Do this: Only the lines between the line with "Give me the TikZ source for this diagram." and the line with "(0,0) rectangle (1568,793);", together with those two lines themselves, are to be copied exactly.

Code that draws figures:

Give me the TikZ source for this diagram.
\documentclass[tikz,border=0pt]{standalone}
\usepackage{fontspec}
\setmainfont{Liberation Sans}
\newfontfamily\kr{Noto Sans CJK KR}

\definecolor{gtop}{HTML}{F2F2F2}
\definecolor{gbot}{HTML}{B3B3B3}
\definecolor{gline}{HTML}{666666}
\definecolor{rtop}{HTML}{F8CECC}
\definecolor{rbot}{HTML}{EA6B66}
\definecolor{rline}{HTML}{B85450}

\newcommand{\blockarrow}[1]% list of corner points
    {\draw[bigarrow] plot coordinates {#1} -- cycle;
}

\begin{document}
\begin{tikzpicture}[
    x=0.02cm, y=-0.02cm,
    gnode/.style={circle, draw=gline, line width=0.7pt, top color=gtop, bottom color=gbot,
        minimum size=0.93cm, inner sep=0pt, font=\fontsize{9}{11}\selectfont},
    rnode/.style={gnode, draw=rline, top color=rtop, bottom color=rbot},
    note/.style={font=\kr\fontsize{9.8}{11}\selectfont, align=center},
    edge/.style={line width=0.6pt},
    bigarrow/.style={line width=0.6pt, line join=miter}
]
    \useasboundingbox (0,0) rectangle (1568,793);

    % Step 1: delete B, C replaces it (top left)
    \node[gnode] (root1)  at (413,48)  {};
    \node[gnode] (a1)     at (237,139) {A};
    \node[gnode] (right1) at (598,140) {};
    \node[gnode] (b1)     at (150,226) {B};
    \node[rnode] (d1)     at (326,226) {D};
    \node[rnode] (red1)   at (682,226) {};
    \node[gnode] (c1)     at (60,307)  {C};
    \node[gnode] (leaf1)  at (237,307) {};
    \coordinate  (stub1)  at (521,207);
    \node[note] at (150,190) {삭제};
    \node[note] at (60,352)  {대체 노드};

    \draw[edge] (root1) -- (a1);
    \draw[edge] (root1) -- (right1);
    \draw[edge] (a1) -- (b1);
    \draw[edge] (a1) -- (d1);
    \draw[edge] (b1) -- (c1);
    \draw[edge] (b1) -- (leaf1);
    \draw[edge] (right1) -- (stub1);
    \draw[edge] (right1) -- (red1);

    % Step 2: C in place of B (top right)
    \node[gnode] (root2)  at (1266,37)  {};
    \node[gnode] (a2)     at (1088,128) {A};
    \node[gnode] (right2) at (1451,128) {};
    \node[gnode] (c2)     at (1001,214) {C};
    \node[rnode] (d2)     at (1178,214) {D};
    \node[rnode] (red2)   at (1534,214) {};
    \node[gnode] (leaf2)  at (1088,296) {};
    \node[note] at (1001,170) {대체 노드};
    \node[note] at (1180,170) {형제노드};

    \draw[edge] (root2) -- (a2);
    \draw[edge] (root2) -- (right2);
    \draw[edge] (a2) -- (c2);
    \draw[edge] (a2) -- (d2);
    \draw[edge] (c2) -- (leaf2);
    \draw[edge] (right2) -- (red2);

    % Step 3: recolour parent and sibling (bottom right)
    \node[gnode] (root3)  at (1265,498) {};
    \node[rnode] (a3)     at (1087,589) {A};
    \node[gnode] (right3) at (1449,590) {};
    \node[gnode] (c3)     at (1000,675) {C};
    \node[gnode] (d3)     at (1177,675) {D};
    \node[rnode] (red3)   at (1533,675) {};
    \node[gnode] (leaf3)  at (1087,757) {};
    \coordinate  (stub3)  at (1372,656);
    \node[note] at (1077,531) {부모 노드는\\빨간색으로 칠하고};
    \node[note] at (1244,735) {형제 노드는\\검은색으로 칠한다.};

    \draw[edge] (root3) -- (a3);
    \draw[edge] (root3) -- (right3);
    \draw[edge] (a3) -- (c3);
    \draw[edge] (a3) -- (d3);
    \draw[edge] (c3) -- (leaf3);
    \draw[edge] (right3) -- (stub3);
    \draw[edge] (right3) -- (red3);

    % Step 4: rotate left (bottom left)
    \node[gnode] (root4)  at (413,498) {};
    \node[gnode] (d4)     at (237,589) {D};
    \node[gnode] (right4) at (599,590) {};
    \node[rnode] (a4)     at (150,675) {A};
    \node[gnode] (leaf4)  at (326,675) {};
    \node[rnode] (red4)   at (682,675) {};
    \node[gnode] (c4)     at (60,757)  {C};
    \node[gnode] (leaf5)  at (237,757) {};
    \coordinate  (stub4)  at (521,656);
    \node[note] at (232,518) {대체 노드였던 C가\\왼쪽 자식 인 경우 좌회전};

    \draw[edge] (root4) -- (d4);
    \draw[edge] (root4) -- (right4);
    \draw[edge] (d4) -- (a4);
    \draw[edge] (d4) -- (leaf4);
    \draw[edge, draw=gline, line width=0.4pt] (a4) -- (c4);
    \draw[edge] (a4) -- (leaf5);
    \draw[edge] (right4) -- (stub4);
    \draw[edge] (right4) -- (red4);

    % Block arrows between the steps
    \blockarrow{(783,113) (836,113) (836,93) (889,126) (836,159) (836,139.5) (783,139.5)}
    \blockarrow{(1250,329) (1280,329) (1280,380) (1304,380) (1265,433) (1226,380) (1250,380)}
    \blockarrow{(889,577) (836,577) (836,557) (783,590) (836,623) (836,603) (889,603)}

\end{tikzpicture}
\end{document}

==

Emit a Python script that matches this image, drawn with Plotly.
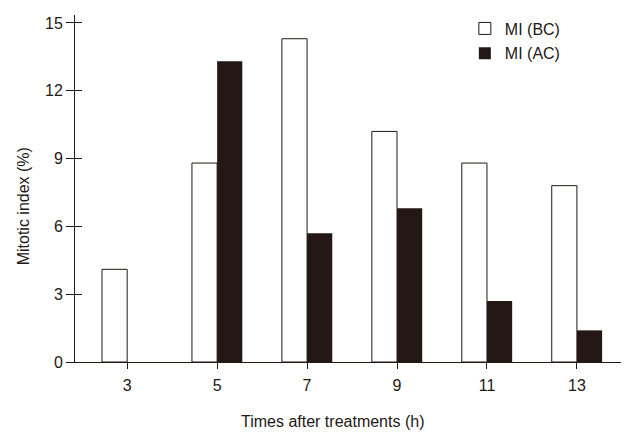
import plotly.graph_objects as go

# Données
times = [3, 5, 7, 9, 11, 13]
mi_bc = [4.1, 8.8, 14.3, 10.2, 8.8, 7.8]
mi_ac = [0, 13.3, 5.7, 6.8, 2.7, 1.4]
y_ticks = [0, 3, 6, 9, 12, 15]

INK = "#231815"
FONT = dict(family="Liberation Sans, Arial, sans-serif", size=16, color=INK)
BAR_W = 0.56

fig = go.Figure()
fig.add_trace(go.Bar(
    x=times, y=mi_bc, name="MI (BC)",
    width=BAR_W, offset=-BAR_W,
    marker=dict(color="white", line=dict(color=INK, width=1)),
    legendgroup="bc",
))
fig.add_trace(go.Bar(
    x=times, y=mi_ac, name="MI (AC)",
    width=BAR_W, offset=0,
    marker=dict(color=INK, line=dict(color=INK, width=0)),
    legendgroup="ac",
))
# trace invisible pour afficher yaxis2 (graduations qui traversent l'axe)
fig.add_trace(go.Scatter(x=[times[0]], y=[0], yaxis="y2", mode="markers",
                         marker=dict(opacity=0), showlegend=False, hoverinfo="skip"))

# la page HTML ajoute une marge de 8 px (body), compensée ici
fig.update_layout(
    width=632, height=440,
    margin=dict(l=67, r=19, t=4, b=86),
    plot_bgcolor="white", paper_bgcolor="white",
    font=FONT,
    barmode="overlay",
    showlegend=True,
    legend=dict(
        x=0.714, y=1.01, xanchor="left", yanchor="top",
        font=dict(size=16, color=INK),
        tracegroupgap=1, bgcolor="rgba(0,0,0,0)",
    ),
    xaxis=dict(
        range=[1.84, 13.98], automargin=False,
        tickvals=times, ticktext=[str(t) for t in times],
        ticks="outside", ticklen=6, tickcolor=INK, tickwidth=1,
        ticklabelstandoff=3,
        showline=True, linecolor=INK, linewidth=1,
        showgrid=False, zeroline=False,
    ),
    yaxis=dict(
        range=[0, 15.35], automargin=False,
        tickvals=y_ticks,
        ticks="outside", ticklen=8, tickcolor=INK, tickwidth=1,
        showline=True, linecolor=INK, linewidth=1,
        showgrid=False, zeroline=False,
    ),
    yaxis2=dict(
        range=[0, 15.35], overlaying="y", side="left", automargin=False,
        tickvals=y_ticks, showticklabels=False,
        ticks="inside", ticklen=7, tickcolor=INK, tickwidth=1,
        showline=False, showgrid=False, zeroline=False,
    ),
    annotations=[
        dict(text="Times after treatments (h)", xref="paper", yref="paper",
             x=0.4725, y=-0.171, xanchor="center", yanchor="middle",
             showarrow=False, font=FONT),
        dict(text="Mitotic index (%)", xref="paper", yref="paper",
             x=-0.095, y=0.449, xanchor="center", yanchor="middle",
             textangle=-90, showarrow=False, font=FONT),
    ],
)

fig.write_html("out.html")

Answer to the task:
Give me the TikZ source for this diagram.
\documentclass[tikz,border=0pt]{standalone}
\usepackage{fontspec}
\setmainfont{Liberation Sans}
\newfontfamily\kr{Noto Sans CJK KR}

\definecolor{gtop}{HTML}{F2F2F2}
\definecolor{gbot}{HTML}{B3B3B3}
\definecolor{gline}{HTML}{666666}
\definecolor{rtop}{HTML}{F8CECC}
\definecolor{rbot}{HTML}{EA6B66}
\definecolor{rline}{HTML}{B85450}

\newcommand{\blockarrow}[1]% list of corner points
    {\draw[bigarrow] plot coordinates {#1} -- cycle;
}

\begin{document}
\begin{tikzpicture}[
    x=0.02cm, y=-0.02cm,
    gnode/.style={circle, draw=gline, line width=0.7pt, top color=gtop, bottom color=gbot,
        minimum size=0.93cm, inner sep=0pt, font=\fontsize{9}{11}\selectfont},
    rnode/.style={gnode, draw=rline, top color=rtop, bottom color=rbot},
    note/.style={font=\kr\fontsize{9.8}{11}\selectfont, align=center},
    edge/.style={line width=0.6pt},
    bigarrow/.style={line width=0.6pt, line join=miter}
]
    \useasboundingbox (0,0) rectangle (1568,793);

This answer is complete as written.